Making the change of variables $z=e^{-x}$ in the remaining integral, one can rewrite it as \begin{eqnarray} \int_{\operatorname{arcsinh 1}}^{\infty}\frac{\arctan(\cosh x)}{3\cosh^2x-1}dx=\\ =\frac{1}{\sqrt3}\Im \int_{1+\sqrt2}^{\infty}\left(\frac{\log\left(1+i\frac{z+z^{-1}}{2}\right)}{z^2-\frac{2}{\sqrt3}z+1}-\frac{\log\left(1+i\frac{z+z^{-1}}{2}\right)}{z^2+\frac{2}{\sqrt3}z+1}\right)dz. \end{eqnarray} It is rather obvious that this can be written in terms of dilogarithm values (as I suggested in the previous version of my post). In particular, Mathematica can evaluate the integrals but I am too lazy to retype its long answer - see comment of Vladimir Reshetnikov below.

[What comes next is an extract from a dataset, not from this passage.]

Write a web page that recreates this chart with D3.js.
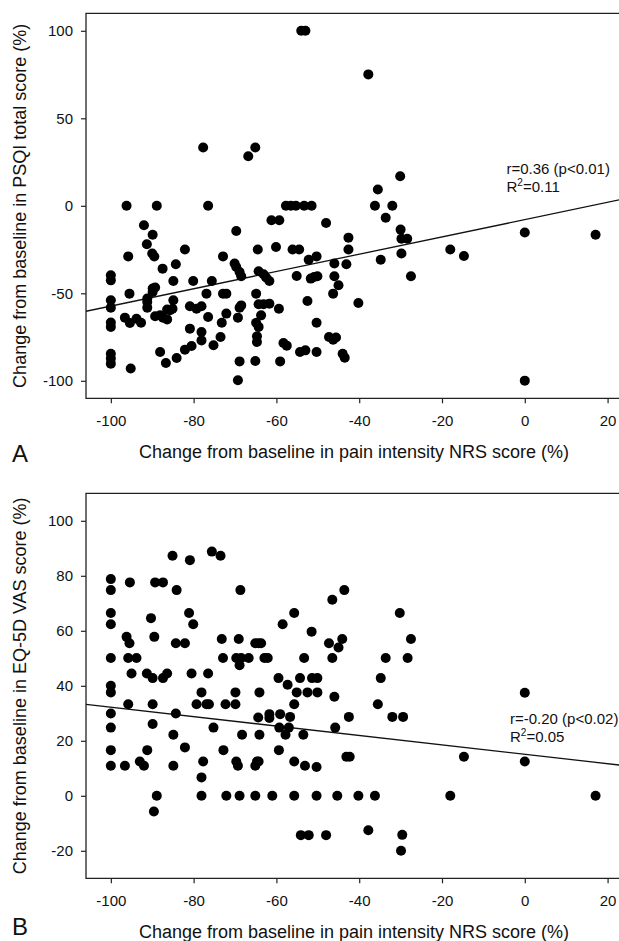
<!DOCTYPE html>
<html>
<head>
<meta charset="utf-8">
<script src="https://cdn.jsdelivr.net/npm/d3@7"></script>
<style>
  body { margin: 0; background: #fff; }
  text { font-family: Arial, "Liberation Sans", sans-serif; fill: #111; }
</style>
</head>
<body>
<div id="my_dataviz"></div>
<script>
// panel A: change in pain NRS (%) vs change in PSQI total score (%)
const painA = [-54, -53, -77.7, -66.8, -65.1, -96.2, -88.9, -76.5, -57.7, -56.5, -55.3, -53.3, -51.5, -36.2, -32,
    -37.8, -30.1, -35.5, -100, -100, -100, -100, -100, -100, -100, -100, -100,
    -92, -89.9, -91.3, -95.8, -90, -89.5, -82.1, -87.5, -84.3, -84.9, -80.1, -75.6, -72.9, -69.7, -70.1, -69.7, -68.9, -68.5,
    -64.5, -60.1, -61.2, -59.3, -64.3, -63.1, -62.5, -61.7, -56.1, -54.5, -55.1, -52.2, -50.3, -51.7, -50.9, -50.1, -48,
    -46, -46, -45, -46.3, -52.5, -50.3, -47.3, -46.3, -45.6, -44, -43.5, -54.3, -53, -50.3, -59.1, -58.3, -57.5, -59.4,
    -65.1, -68.9, -69.3, -64.9, -64.3, -63.1, -61.7, -63.7, -64.9, -64.3, -64.7, -64.7, -68.5, -68.9, -69.3, -72.9, -72.1,
    -72.1, -73.2, -73.5, -75.2, -76.9, -76.5, -78.1, -78.1, -80.9, -79.3, -78.1, -80.9, -80.5, -82.1, -84.1, -86.7, -88.1,
    -84.9, -85.1, -86.4, -85.7, -88.1, -89.3, -87.4, -86.4, -89.9, -89.3, -89.9, -91.2, -91.2, -91.2, -95.5, -96.6, -95.4,
    -93.8, -92.7, -95.2,
    -33.6, -30, -29.8, -28.4, -42.6, -42.6, -29.8, -34.8, -43.1, -40.2, -27.5, -18, -14.7, 0, 17.1, 0];
const psqiA = [100, 100, 33.3, 28.3, 33.3, 0, 0, 0, 0, 0, 0, 0, 0, 0, 0,
    75.1, 16.9, 9.3, -39.7, -42.6, -54, -58.2, -66.7, -69.2, -84.5, -87.3, -90.2,
    -11.1, -16.5, -22, -28.9, -27.3, -29, -25, -35.9, -33.4, -43, -43, -43, -28.9, -14.4, -33, -35, -37.8, -40.3,
    -25, -23.5, -8.3, -8.3, -37.4, -39.1, -41, -43, -25, -25, -40.1, -30.8, -28.9, -41.6, -40.7, -40.3, -9.8,
    -33, -40.3, -45.4, -50.2, -54.4, -66.8, -75, -76.5, -75.3, -84.5, -86.8, -83.5, -82.6, -83.5, -88.9, -78.4, -79.9, -58.8,
    -88.7, -88.9, -99.7, -50.2, -56.3, -56.3, -55.9, -62.6, -66.8, -69.2, -74.6, -77.8, -56.9, -58.2, -63.9, -50.2, -50.2,
    -61.6, -66.8, -75, -79.7, -50.2, -63.5, -72.1, -76.9, -57.4, -58.8, -57.4, -70.2, -80.1, -82.2, -87, -89.8, -83.5,
    -54, -58.8, -59.3, -59.7, -62.6, -63.1, -63.9, -64.9, -47.3, -46.7, -49.3, -53, -58.2, -55, -50.2, -63.9, -67,
    -64.5, -66.8, -93,
    -6.8, -13.6, -18.8, -18.8, -18.2, -25, -27.3, -30.8, -33.4, -55.5, -40.3, -25, -28.7, -15.3, -16.5, -99.9];

// panel B: change in pain NRS (%) vs change in EQ-5D VAS score (%)
const painB = [-100, -100, -100, -100, -100, -100, -100, -100, -100, -100, -100,
    -95.4, -96.2, -95.5, -95.8, -93.8, -95, -89.3, -87.4, -90.3, -89.5, -91.3, -89.9, -87.4, -86.4, -85.1, -84.1, -80.9,
    -81.1, -80.1, -84.3, -82.1, -80.5, -76.5, -75.6, -73.5, -68.7, -73.2, -72.9, -69.1, -69.7, -68.5, -68.9, -66.7, -65.1,
    -64.3, -63.7, -62.9, -62.1, -58.5, -55.7, -59.5, -57.3, -54.3, -53.3, -51.5, -51.4, -50.1, -46.5, -47.3, -46.5, -45,
    -43.6, -30.2, -44.1, -27.5, -33.6, -28.3, -34.8, 0,
    -96.6, -95.8, -93, -92, -91.2, -89.9, -89.9, -88.9, -89.6, -84.3, -84.9, -84.9, -82.1, -79.3, -78.1, -76.9, -76.3,
    -75.2, -77.7, -78.1, -78.1, -72.8, -72.1, -72.3, -69.9, -69.9, -69.7, -69.3, -68.3, -68.9, -65.1, -64.7, -64.3, -65.1,
    -64.1, -64.4, -64.1, -61.7, -61.7, -61, -59.1, -59.3, -57, -56.7, -57.8, -55.7, -55.1, -59.4, -55.7, -55.7, -53.5,
    -53.1, -54.1, -52.2, -52.5, -50.1, -50.3, -50.3, -48, -46, -45.8, -45.3,
    -35.5, -42.5, -32, -29.4, -43.1, -42.3, -14.7, 0, -40.2, -36.2, -18, 17.1, -37.8, -29.6, -29.9];
const eqB = [78.8, 74.8, 66.5, 62.4, 50.1, 40, 37.6, 29.9, 24.8, 16.6, 10.9,
    77.6, 57.8, 55.5, 50.1, 50.1, 44.5, 77.6, 77.6, 64.6, 57.8, 44.5, 42.8, 42.8, 44.5, 87.3, 74.8, 85.7,
    66.5, 62.4, 55.5, 55.5, 44.5, 44.5, 88.8, 87.3, 74.8, 57, 50.1, 57, 50.1, 50.1, 47.5, 50.1, 55.5,
    55.5, 55.5, 50.1, 50.1, 62.4, 66.5, 42.8, 40.4, 42.8, 50.1, 59.7, 42.8, 42.8, 71.3, 55.5, 50.1, 53.9,
    74.8, 66.5, 57, 57, 50.1, 50.1, 42.8, 37.5,
    10.9, 33.3, 12.5, 10.9, 16.6, 33.3, 26.1, 0, -5.7, 29.9, 22.2, 10.9, 17.6, 33.3, 37.6, 33.3, 33.3,
    24.8, 12.5, 6.7, 0, 16.6, 0, 33.3, 33.3, 37.6, 12.5, 10.9, 22.2, 0, 10.9, 12.5, 12.5, 0,
    37.6, 28.5, 22.2, 29.7, 28.3, 0, 29.7, 24.8, 24.8, 28.7, 22.2, 33.3, 37.6, 16.6, 12.5, 0, 22.2,
    10.9, -14.3, -14.3, 37.6, 37.6, 10.5, 0, -14.3, 36, 24.8, 0,
    33.3, 28.7, 28.7, 28.7, 14.2, 14.2, 14.2, 12.5, 0, 0, 0, 0, -12.5, -14.2, -20];

const xTicks = [-100, -80, -60, -40, -20, 0, 20];
const yTicksA = [-100, -50, 0, 50, 100];
const yTicksB = [-20, 0, 20, 40, 60, 80, 100];
// regression fits [intercept, slope]
const fitA = [-7.9, 0.494];
const fitB = [15.1, -0.171];
const statsA = ["r=0.36 (p<0.01)", "0.11"];
const statsB = ["r=-0.20 (p<0.02)", "0.05"];

const xTitle = "Change from baseline in pain intensity NRS score (%)";

var svg = d3.select("#my_dataviz").append("svg")
    .attr("width", 619)
    .attr("height", 941);

// plain hyphen minus, like the original
const fmt = d => String(d);

function drawPanel(p) {
    var x = d3.scaleLinear().domain([-106, 23]).range([86, 620]);
    var y = d3.scaleLinear().domain(p.yDomain).range([p.bottom, p.top]);

    var g = svg.append("g");

    // frame (right edge runs off the picture)
    g.append("path")
        .attr("d", "M625," + p.top + "H86V" + p.bottom + "H625")
        .attr("fill", "none")
        .attr("stroke", "#222")
        .attr("stroke-width", 1.3);

    var xAxis = g.append("g")
        .attr("transform", "translate(0," + p.bottom + ")")
        .call(d3.axisBottom(x).tickValues(xTicks).tickFormat(fmt).tickSize(5).tickPadding(12));
    var yAxis = g.append("g")
        .attr("transform", "translate(86,0)")
        .call(d3.axisLeft(y).tickValues(p.yTicks).tickFormat(fmt).tickSize(5).tickPadding(8));

    [xAxis, yAxis].forEach(a => {
        a.select(".domain").remove();
        a.selectAll("line").attr("stroke", "#222").attr("stroke-width", 1.2);
        a.selectAll("text").style("font-size", "15px")
            .style("font-family", "Arial, 'Liberation Sans', sans-serif").attr("fill", "#111");
    });

    g.append("defs").append("clipPath")
        .attr("id", "clip" + p.name)
        .append("rect")
        .attr("x", 86).attr("y", p.top)
        .attr("width", 540).attr("height", p.bottom - p.top);

    var plot = g.append("g").attr("clip-path", "url(#clip" + p.name + ")");

    plot.append("line")
        .attr("x1", x(-106)).attr("y1", y(p.fit[0] + p.fit[1] * -106))
        .attr("x2", x(23)).attr("y2", y(p.fit[0] + p.fit[1] * 23))
        .attr("stroke", "#111")
        .attr("stroke-width", 1.3);

    plot.append("g")
        .selectAll("circle")
        .data(p.xs.map((v, i) => ({ x: v, y: p.ys[i] })))
        .enter()
        .append("circle")
        .attr("cx", d => x(d.x))
        .attr("cy", d => y(d.y))
        .attr("r", 5)
        .attr("fill", "#000");

    // stats text
    g.append("text")
        .attr("x", p.statX).attr("y", p.statY)
        .style("font-size", "15px")
        .text(p.stats[0]);
    var r2 = g.append("text")
        .attr("x", p.statX).attr("y", p.statY + 18)
        .style("font-size", "15px");
    r2.append("tspan").text("R");
    r2.append("tspan").attr("dy", -6).style("font-size", "10px").text("2");
    r2.append("tspan").attr("dy", 6).text("=" + p.stats[1]);

    // axis titles
    g.append("text")
        .attr("x", 354).attr("y", p.bottom + 60)
        .attr("text-anchor", "middle")
        .style("font-size", "18px")
        .text(xTitle);
    g.append("text")
        .attr("transform", "translate(26," + (p.top + p.bottom) / 2 + ") rotate(-90)")
        .attr("text-anchor", "middle")
        .style("font-size", "18px")
        .text(p.yTitle);

    // panel letter
    g.append("text")
        .attr("x", 12).attr("y", p.letterY)
        .style("font-size", "24px")
        .text(p.name);
}

drawPanel({
    name: "A", top: 13.3, bottom: 398.3, yDomain: [-110, 110], yTicks: yTicksA,
    xs: painA, ys: psqiA, fit: fitA, stats: statsA, statX: 506.5, statY: 174, letterY: 461.5,
    yTitle: "Change from baseline in PSQI total score (%)"
});
drawPanel({
    name: "B", top: 493.3, bottom: 878.3, yDomain: [-30, 110], yTicks: yTicksB,
    xs: painB, ys: eqB, fit: fitB, stats: statsB, statX: 510, statY: 724, letterY: 935,
    yTitle: "Change from baseline in EQ-5D VAS score (%)"
});
</script>
</body>
</html>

In order to obtain the first formula:

  1. Integrate twice by parts to express $I_5$ in terms of $Q=\int_0^{\infty}e^{-2x^2}\operatorname{erfc}^3x\,dx$.

  2. Then consider one-parameter deformation $Q(\alpha)=\int_0^{\infty}e^{-2x^2}\operatorname{erfc}^3(\alpha x)\,dx$.

  3. The derivative $Q'(\alpha)$ is easily computable. Integrating it back and using that $Q(\infty)=0$, we get \begin{eqnarray} I_5=\frac{5}{\pi^{1/2}}-\frac{240\sqrt{2}\arctan{\sqrt{2}}}{\pi^{5/2}}\left(\arctan2- \frac{\pi}{4}\right)+\frac{480}{\pi^{5/2}}\int_1^{\infty}\frac{\arctan\sqrt{1+\alpha^2}}{\left(3\alpha^2+2\right)\sqrt{1+\alpha^2}}d\alpha. \end{eqnarray}

  4. The remaining integral gives the above expression after the change of variables $\alpha =\sinh x$.